At the time the First World War broke out, my great-grandfather George Adams was a professional soldier and already a veteran. His own father had fought alongside Britain’s French and Ottoman allies in the Crimean war (we still have his Order of the Khedive, 5th class, granted by the Sultan to his allies).
Winston Churchill’s plan in 1915 was to capture Constantinople and force the surrender of Britain’s erstwhile Crimean war ally, the Ottoman Empire, now allied to Germany. But first the well-defended Gallipoli peninsula had to be captured, to open the Dardanelles strait for the Navy. This was the scene of the largest amphibious landing of WWI, involving some 35,000 men.
The Lancashire Fusiliers landed at sunrise on 25 April 1915. The troops were packed into boats that were rowed towards the shore in broad daylight. As they got closer, they were caught by murderous machine-gun and sniper fire. A hundred yards out, the men started jumping over the side to wade ashore. Some just sank under the weight of their equipment.
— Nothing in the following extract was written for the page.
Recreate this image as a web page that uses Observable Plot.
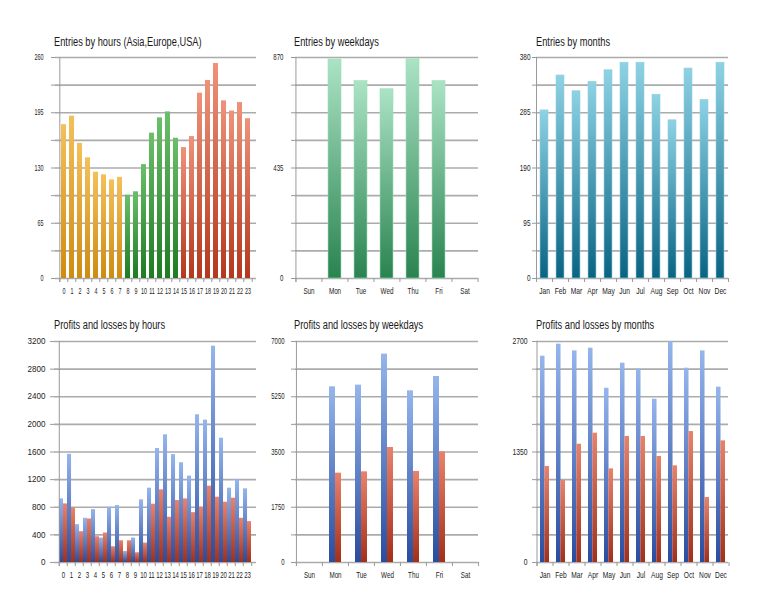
<!DOCTYPE html>
<html><head><meta charset="utf-8">
<script src="https://cdn.jsdelivr.net/npm/d3@7"></script>
<script src="https://cdn.jsdelivr.net/npm/@observablehq/plot@0.6"></script>
<style>
body{margin:0;background:#fff;}
#root{position:relative;width:771px;height:600px;overflow:hidden;font-family:"Liberation Sans",Arial,sans-serif;}
.title{position:absolute;font-size:12.5px;line-height:12.5px;color:#1a1a1a;white-space:nowrap;transform:scaleX(0.74);transform-origin:0 0;}
.panel{position:absolute;}
</style></head><body><div id="root"></div>
<script>
// ---------- data ----------
const hourLabels = ["0","1","2","3","4","5","6","7","8","9","10","11","12","13","14","15","16","17","18","19","20","21","22","23"];
const hourSession = ["Asia","Asia","Asia","Asia","Asia","Asia","Asia","Asia","Europe","Europe","Europe","Europe","Europe","Europe","Europe","USA","USA","USA","USA","USA","USA","USA","USA","USA"];
const entriesByHour = [181,191,159,142,125,122,116,119,98,102,134,171,189,196,165,154,167,218,233,253,209,197,207,188];

const weekdays = ["Sun","Mon","Tue","Wed","Thu","Fri","Sat"];
const entriesByWeekday = [0,862,777,745,863,777,0];

const months = ["Jan","Feb","Mar","Apr","May","Jun","Jul","Aug","Sep","Oct","Nov","Dec"];
const entriesByMonth = [289,349,322,338,358,371,371,316,272,361,307,371];

const profitByHour = [921,1566,548,640,766,354,800,824,160,354,907,1076,1650,1849,1562,1445,1251,2139,2061,3132,1800,1076,1202,1067];
const lossByHour   = [848,790,446,630,373,427,228,315,315,141,281,844,1052,655,897,921,722,800,1105,945,873,931,640,592];

const profitByWeekday = [0,5565,5618,6600,5438,5892,0];
const lossByWeekday   = [0,2830,2872,3643,2883,3506,0];

const profitByMonth = [2520,2667,2585,2618,2129,2435,2361,1995,2695,2374,2585,2142];
const lossByMonth   = [1173,1002,1445,1580,1144,1539,1539,1295,1181,1600,794,1486];

const grid1 = [0,32.5,65,97.5,130,162.5,195,227.5,260], labels1 = [0,65,130,195,260];
const grid2 = [0,108.75,217.5,326.25,435,543.75,652.5,761.25,870], labels2 = [0,435,870];
const grid3 = [0,47.5,95,142.5,190,237.5,285,332.5,380], labels3 = [0,95,190,285,380];
const grid4 = [0,400,800,1200,1600,2000,2400,2800,3200], labels4 = grid4;
const grid5 = [0,875,1750,2625,3500,4375,5250,6125,7000], labels5 = [0,1750,3500,5250,7000];
const grid6 = [0,337.5,675,1012.5,1350,1687.5,2025,2362.5,2700], labels6 = [0,1350,2700];

const titles = ["Entries by hours (Asia,Europe,USA)","Entries by weekdays","Entries by months",
  "Profits and losses by hours","Profits and losses by weekdays","Profits and losses by months"];

// ---------- helpers ----------
const root = document.getElementById("root");
const NS = "http://www.w3.org/2000/svg";
const gradColors = {
  Asia: ["#f4c05a","#d08a10"], Europe: ["#6cbf6a","#1d7b20"], USA: ["#ef9279","#b4371c"],
  week: ["#abe3c5","#2a8350"], month: ["#8ed2e4","#0a6382"],
  profit: ["#95b5ec","#294d9e"], loss: ["#ea826b","#a42f19"]
};
function addDefs(svg, keys, suffix) {
  const defs = document.createElementNS(NS, "defs");
  for (const k of keys) {
    const g = document.createElementNS(NS, "linearGradient");
    g.setAttribute("id", "g-" + k + suffix);
    g.setAttribute("x1", "0"); g.setAttribute("y1", "0"); g.setAttribute("x2", "0"); g.setAttribute("y2", "1");
    [["0", gradColors[k][0]], ["1", gradColors[k][1]]].forEach(([o, c]) => {
      const s = document.createElementNS(NS, "stop");
      s.setAttribute("offset", o); s.setAttribute("stop-color", c);
      g.appendChild(s);
    });
    defs.appendChild(g);
  }
  svg.insertBefore(defs, svg.firstChild);
}
function squeeze(svg, sel, sx) {
  svg.querySelectorAll(sel).forEach(t => {
    const tr = t.getAttribute("transform") || "";
    t.setAttribute("transform", tr + ` scale(${sx},1)`);
  });
}

function panel(cfg) {
  const {left, top, width, height, ml, mr, mt, mb, cats, yMax, grid, labels, pad, ypad, sxY, sxX, barMarks, keys, suffix, color} = cfg;
  const plotW = width - ml - mr, plotH = height - mt - mb;
  const step = plotW / cats.length;
  const bw = step * (1 - pad);
  const axisCol = "#9a9a9a";
  const svg = Plot.plot({
    width, height, marginLeft: ml, marginRight: mr, marginTop: mt, marginBottom: mb,
    style: {fontFamily: "Liberation Sans, Arial, sans-serif", color: "#222", background: "transparent", overflow: "visible"},
    x: {domain: cats, paddingInner: pad, paddingOuter: pad / 2, axis: null},
    y: {domain: [0, yMax], axis: null},
    color,
    marks: [
      Plot.ruleY(grid, {stroke: "#ababab", strokeWidth: 1.6}),
      ...barMarks(bw),
      Plot.axisY({ticks: grid, tickSize: 4, tickPadding: ypad, stroke: axisCol, fill: "#222", fontSize: 8.5, label: null,
                  tickFormat: d => labels.includes(d) ? String(d) : ""}),
      Plot.axisX({tickSize: 0, tickPadding: 9, fill: "#222", fontSize: 9, label: null}),
      Plot.ruleX(cats, {dx: -step / 2, insetTop: plotH, insetBottom: -4, stroke: axisCol}),
      Plot.ruleX([cats[cats.length - 1]], {dx: step / 2, insetTop: plotH, insetBottom: -4, stroke: axisCol}),
      Plot.ruleX([cats[0]], {dx: -step / 2, insetBottom: -4, stroke: axisCol})
    ]
  });
  addDefs(svg, keys, suffix);
  squeeze(svg, 'g[aria-label="y-axis tick label"] text', sxY);
  squeeze(svg, 'g[aria-label="x-axis tick label"] text', sxX);
  const div = document.createElement("div");
  div.className = "panel";
  div.style.left = left + "px"; div.style.top = top + "px";
  div.appendChild(svg);
  root.appendChild(div);
}
function title(text, left, top) {
  const d = document.createElement("div");
  d.className = "title"; d.textContent = text;
  d.style.left = left + "px"; d.style.top = top + "px";
  root.appendChild(d);
}

// ---------- tables ----------
const hourRows = hourLabels.map((h, i) => ({h, session: hourSession[i], v: entriesByHour[i], p: profitByHour[i], l: lossByHour[i]}));
const weekRows = weekdays.map((d, i) => ({d, v: entriesByWeekday[i], p: profitByWeekday[i], l: lossByWeekday[i]}));
const monthRows = months.map((m, i) => ({m, v: entriesByMonth[i], p: profitByMonth[i], l: lossByMonth[i]}));

const TOP = 40, BOT = 324, H = 260, MT = 17, MB = 22;

// Entries by hours
panel({left: 0, top: TOP, width: 262, height: H, ml: 55, mr: 6, mt: MT, mb: MB, cats: hourLabels, yMax: 260,
  grid: grid1, labels: labels1, pad: 0.4, ypad: 8, sxY: 0.64, sxX: 0.6, keys: ["Asia","Europe","USA"], suffix: "1",
  color: {domain: ["Asia","Europe","USA"], range: ["url(#g-Asia1)","url(#g-Europe1)","url(#g-USA1)"]},
  barMarks: () => [Plot.barY(hourRows, {x: "h", y: "v", fill: "session"})]});

// Entries by weekdays
panel({left: 262, top: TOP, width: 224, height: H, ml: 33, mr: 8, mt: MT, mb: MB, cats: weekdays, yMax: 870,
  grid: grid2, labels: labels2, pad: 0.5, ypad: 8, sxY: 0.72, sxX: 0.7, keys: ["week"], suffix: "2",
  barMarks: () => [Plot.barY(weekRows, {x: "d", y: "v", fill: "url(#g-week2)", stroke: "#9fdcba", strokeWidth: 0.6})]});

// Entries by months
panel({left: 486, top: TOP, width: 250, height: H, ml: 50, mr: 8, mt: MT, mb: MB, cats: months, yMax: 380,
  grid: grid3, labels: labels3, pad: 0.5, ypad: 2, sxY: 0.76, sxX: 0.74, keys: ["month"], suffix: "3",
  barMarks: () => [Plot.barY(monthRows, {x: "m", y: "v", fill: "url(#g-month3)", stroke: "#8fd0e0", strokeWidth: 0.6})]});

const pl = (rows, key, sfx) => (bw) => [
  Plot.barY(rows, {x: key, y: "p", fill: `url(#g-profit${sfx})`, insetRight: bw / 2}),
  Plot.barY(rows, {x: key, y: "l", fill: `url(#g-loss${sfx})`, insetLeft: bw / 2})
];

// Profits and losses by hours
panel({left: 0, top: BOT, width: 262, height: H, ml: 54, mr: 6, mt: MT, mb: MB, cats: hourLabels, yMax: 3200,
  grid: grid4, labels: labels4, pad: 0.06, ypad: 5, sxY: 0.95, sxX: 0.67, keys: ["profit","loss"], suffix: "4",
  barMarks: pl(hourRows, "h", "4")});

// Profits and losses by weekdays
panel({left: 262, top: BOT, width: 224, height: H, ml: 33, mr: 8, mt: MT, mb: MB, cats: weekdays, yMax: 7000,
  grid: grid5, labels: labels5, pad: 0.54, ypad: 7, sxY: 0.7, sxX: 0.7, keys: ["profit","loss"], suffix: "5",
  barMarks: pl(weekRows, "d", "5")});

// Profits and losses by months
panel({left: 486, top: BOT, width: 250, height: H, ml: 50, mr: 8, mt: MT, mb: MB, cats: months, yMax: 2700,
  grid: grid6, labels: labels6, pad: 0.44, ypad: 5, sxY: 0.8, sxX: 0.74, keys: ["profit","loss"], suffix: "6",
  barMarks: pl(monthRows, "m", "6")});

title(titles[0], 54, 36); title(titles[1], 294, 36); title(titles[2], 536, 36);
title(titles[3], 54, 319); title(titles[4], 294, 319); title(titles[5], 536, 319);
</script></body></html>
Others got caught in under-water barbed-wire entanglements.
The survivors pressed on through the minefields on the beach. The defenders were on the cliffs behind, firing down on the attackers. Eventually a small detachment of fusiliers, including my grandfather George Adams, climbed the cliffs and cleared them of the enemy. By dawn the next day some 700 men were dead or wounded, out of a total battalion complement of about 1000.
In honour of this feat of arms, the beach was renamed Lancashire Landing. Six of the men who made it onto the cliffs were later awarded the Victoria Cross (VC), the highest British award for bravery. Typically for the period, the episode was given the cheery name “six VCs before breakfast”. My own family tradition has it that the surviving officers and men who had made it onto the cliffs drew lots to decide who should receive the honour. By that time, however, my grandfather George Adams was dead. He was killed by a sniper’s bullet on 11 May 1915, the day he was due to go on leave. He left behind a widow and an eight year-old son: my maternal grand-father, who would go on to join the Foreign Office.
I have not been to Lancashire Landing. But I’m told it’s quite a scramble up the cliffs. For George Adams, aged 42, after a long day’s fighting and under fire from above, it would have been a gruelling physical challenge. He’s now been resting more than 100 years.
Last year I was invited, as a descendant, to attend a moving ceremony at the Cenotaph on Whitehall in London. There were of course units of the Australian and New Zealand armed forces – and a fine show they put on too. But there was also the band of the Turkish Air Force. They too received applause from the crowd, although their grandfathers had fought ours. And a young boy read, in his high, steady voice, the memorable inscription on the memorial put up by Ataturk at Anzac Cove, Gallipoli, including the moving line:
“You, the mothers, who sent their sons from faraway countries: wipe away your tears; your sons are now lying in our bosom and are in peace, after having lost their lives on this land they have become our sons as well.”
In November, we held our own memorial service at the Commonwealth War Graves and honoured both the fallen buried there, and the Lebanese and Palestinian veterans still living, who so bravely defended these lands. It was an honour to meet men who fought like my Grandfather, with valour and determination. But what always strikes me most at such ceremonies is how all sides come together to commemorate the losses they have suffered.
Recognising the common humanity of those on all sides in war is, I think, a key part of reconciliation but also of our own healing. We should not ignore past tragedy and suffering- it helps define us – but we must try to deal with and face up to what has happened in the past, and come to terms with our shared history. The loss of my great-grandfather has reverberations in my family to this day. But somehow that ceremony in London last year, with the sense of reconciliation that accompanied it, helped put those ghosts to rest.